If something vaut pas le détour, it’s ‘not worth the detour’. It’s pretty straightforward, implying that in order to accomplish something you need to walk an extra stretch (and that it’s not worth it).

8. T’en fais pas 

T’en fais pas – short for ne t’en fais pas – also means ‘don’t bother’, and comes from the expression se faire du souci (going through trouble). In the s’en faire, the en refers to souci, so telling someone ne t’en fais pas is like telling them, ne te fais pas du souci – don’t go to the trouble.

If you’re having your friend over for wine and she starts cleaning up afterwards, you can tell her: t’en fais pas, je le ferai toute à l’heure – don’t worry about it, I’ll do that afterwards.

9. Te tracasse pas 

Te tracasse pas means ‘don’t worry’ or ‘don’t bother’, although tracasser can mean ‘harass’ in French. Here the harassment is figurative and self-inflicted, so telling someone to (ne) te tracasse pas is similar to saying ‘don’t fret’.

10. Te mets pas la rate au court-bouillon

You may not have heard this one, but it’s an old classic. It literally translates as ‘don’t put your spleen in the court-bouillon’, the court-bouillon referring to a specific kind of broth (it doesn’t get more French than this.)

It’s a figurative way of saying, ‘don’t beat yourself up’, referring to the without doubt highly painful action of dropping your poor spleen into a boiling broth.

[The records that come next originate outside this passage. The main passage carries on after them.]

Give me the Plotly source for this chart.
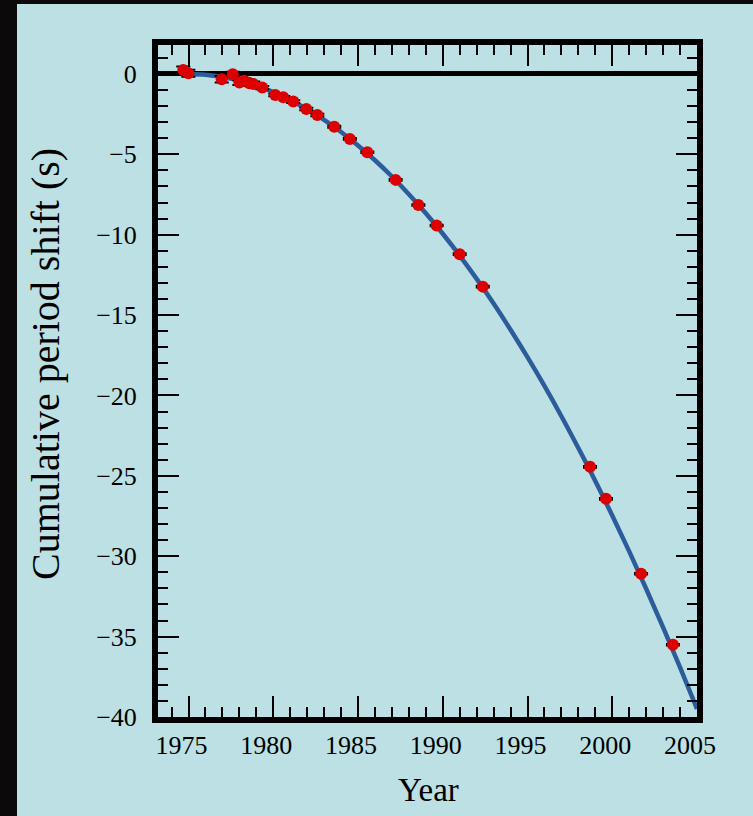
import plotly.graph_objects as go

# Observed cumulative period shift (s) by year
obs_years = [1974.69, 1974.99, 1976.96, 1977.61, 1978.00, 1978.29, 1978.59, 1978.82,
             1979.35, 1980.12, 1980.59, 1981.18, 1981.95, 1982.60, 1983.60, 1984.52,
             1985.55, 1987.22, 1988.56, 1989.64, 1991.00, 1992.36, 1998.69, 1999.63,
             2001.70, 2003.58]
obs_shift = [0.25, 0.04, -0.33, -0.02, -0.54, -0.42, -0.58, -0.62,
             -0.85, -1.31, -1.45, -1.72, -2.18, -2.55, -3.28, -4.04,
             -4.87, -6.59, -8.15, -9.43, -11.21, -13.23, -24.44, -26.43,
             -31.09, -35.51]
obs_err = [0.22, 0.22, 0.2, 0.15, 0.15, 0.15, 0.15, 0.15,
           0.1, 0.08, 0.08, 0.08, 0.08, 0.08, 0.06, 0.05,
           0.05, 0.05, 0.05, 0.05, 0.05, 0.05, 0.05, 0.05,
           0.05, 0.05]

# Predicted curve
curve_years = [1975, 1976, 1977, 1978, 1979, 1980, 1981, 1982, 1983, 1984, 1985,
               1986, 1987, 1988, 1989, 1990, 1991, 1992, 1993, 1994, 1995,
               1996, 1997, 1998, 1999, 2000, 2001, 2002, 2003, 2004, 2005]
curve_shift = [0.0, -0.05, -0.19, -0.42, -0.73, -1.13, -1.62, -2.20, -2.86, -3.61, -4.45,
               -5.37, -6.38, -7.48, -8.67, -9.94, -11.30, -12.75, -14.28, -15.91, -17.62,
               -19.41, -21.29, -23.27, -25.32, -27.47, -29.70, -32.02, -34.43, -36.92, -39.50]

x_ticks = [1975, 1980, 1985, 1990, 1995, 2000, 2005]
y_ticks = [0, -5, -10, -15, -20, -25, -30, -35, -40]
y_tick_text = ["0", "\u22125", "\u221210", "\u221215", "\u221220", "\u221225", "\u221230", "\u221235", "\u221240"]

FONT = "Liberation Serif"
PANEL = "#bce0e3"

fig = go.Figure()
fig.add_trace(go.Scatter(
    x=curve_years, y=curve_shift, mode="lines",
    line=dict(color="#2d5c9b", width=4.5, shape="spline"),
    hoverinfo="skip", showlegend=False))
fig.add_trace(go.Scatter(
    x=obs_years, y=obs_shift, mode="markers",
    marker=dict(color="#dc0000", size=12, line=dict(width=0)),
    error_y=dict(type="data", array=obs_err, visible=True, color="black", thickness=2, width=7),
    showlegend=False, cliponaxis=False))

axis_common = dict(
    showgrid=False, showline=True, linecolor="black", linewidth=6, mirror="ticks",
    ticks="inside", ticklen=21, tickwidth=2, tickcolor="black",
    tickfont=dict(family=FONT, size=26, color="black"),
)

fig.update_xaxes(
    range=[1973.2, 2005.0], tickmode="array", tickvals=x_ticks,
    zeroline=False, ticklabelshift=-7, ticklabelstandoff=0,
    minor=dict(dtick=1, tick0=1975, ticks="inside", ticklen=10, tickwidth=2, tickcolor="black", showgrid=False),
    **axis_common)
fig.update_yaxes(
    range=[-40, 1.8], tickmode="array", tickvals=y_ticks, ticktext=y_tick_text,
    zeroline=True, zerolinecolor="black", zerolinewidth=5, ticklabelstandoff=10,
    minor=dict(dtick=1, tick0=0, ticks="inside", ticklen=10, tickwidth=2, tickcolor="black", showgrid=False),
    **axis_common)

fig.update_layout(
    width=753, height=816,
    margin=dict(l=158, r=56, t=45, b=99, autoexpand=False),
    paper_bgcolor="#0b0909", plot_bgcolor=PANEL,
    shapes=[dict(type="rect", xref="paper", yref="paper", layer="below",
                 x0=-(158 - 17) / 539, x1=1 + 56 / 539, y0=-99 / 672, y1=1 + 41 / 672,
                 fillcolor=PANEL, line=dict(width=0))],
    annotations=[
        dict(text="Year", xref="paper", yref="paper", x=(428 - 158) / 539, y=-(790 - 717) / 672,
             xanchor="center", yanchor="middle", showarrow=False,
             font=dict(family=FONT, size=33, color="black")),
        dict(text="Cumulative period shift (s)", xref="paper", yref="paper",
             x=(45 - 158) / 539, y=(717 - 364) / 672, textangle=-90,
             xanchor="center", yanchor="middle", showarrow=False,
             font=dict(family=FONT, size=40, color="black")),
    ],
)

fig.write_html("out.html", config={"displayModeBar": False},
               post_script="document.body.style.margin='0';document.body.style.overflow='hidden';")
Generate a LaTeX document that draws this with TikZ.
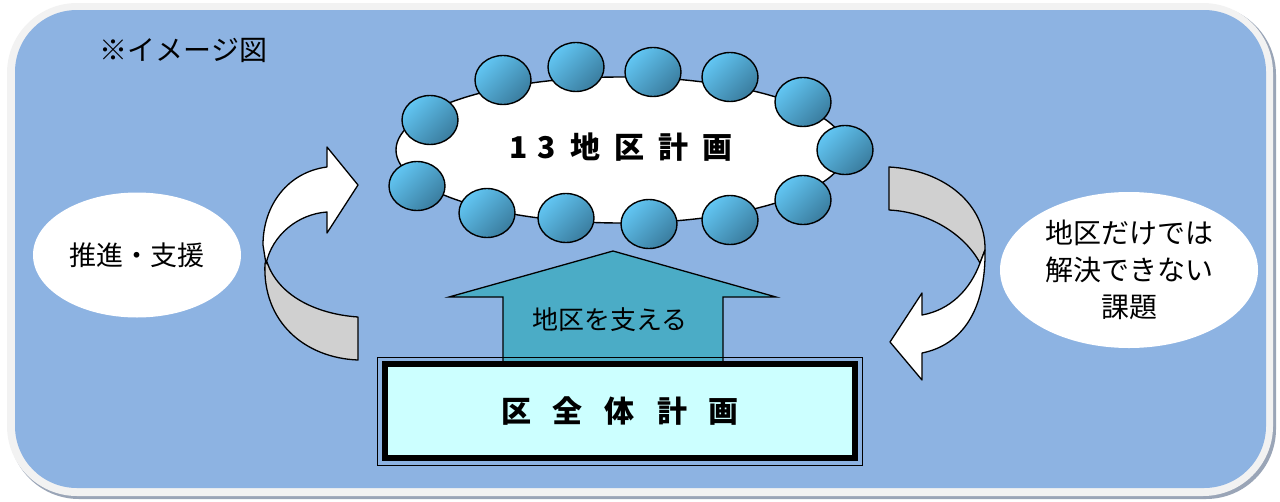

READ ALSO: Language dilemmas: Why can’t I understand what French people say?

11. Oublie

Oublie means ‘forget’, and can be used to say ‘forget about it’, as in ce n’est pas grave – it’s doesn’t matter. It’s an interjection, so you drop the s at the end here too, even if you’re addressing someone directly. You can also say on oublie – let’s forget about it.

12. Ça ne sert à rien

If something ne sert à rien, ‘it’s no use’. Use this the next time your friend is fretting over some impossible French bureaucratic task that you know doesn’t serve any real purpose: ça ne sert strictement à rien – it doesn’t really make any difference.

READ ALSO: The A-Z of French bureaucracy

13. C’est inutile

This is one of the queen of linguistic uselessness. When all hope is lost, c’est inutile – it’s useless, futile, pointless. Inutile d’essayer, on a déjà perdu – no use in trying, we’ve already lost.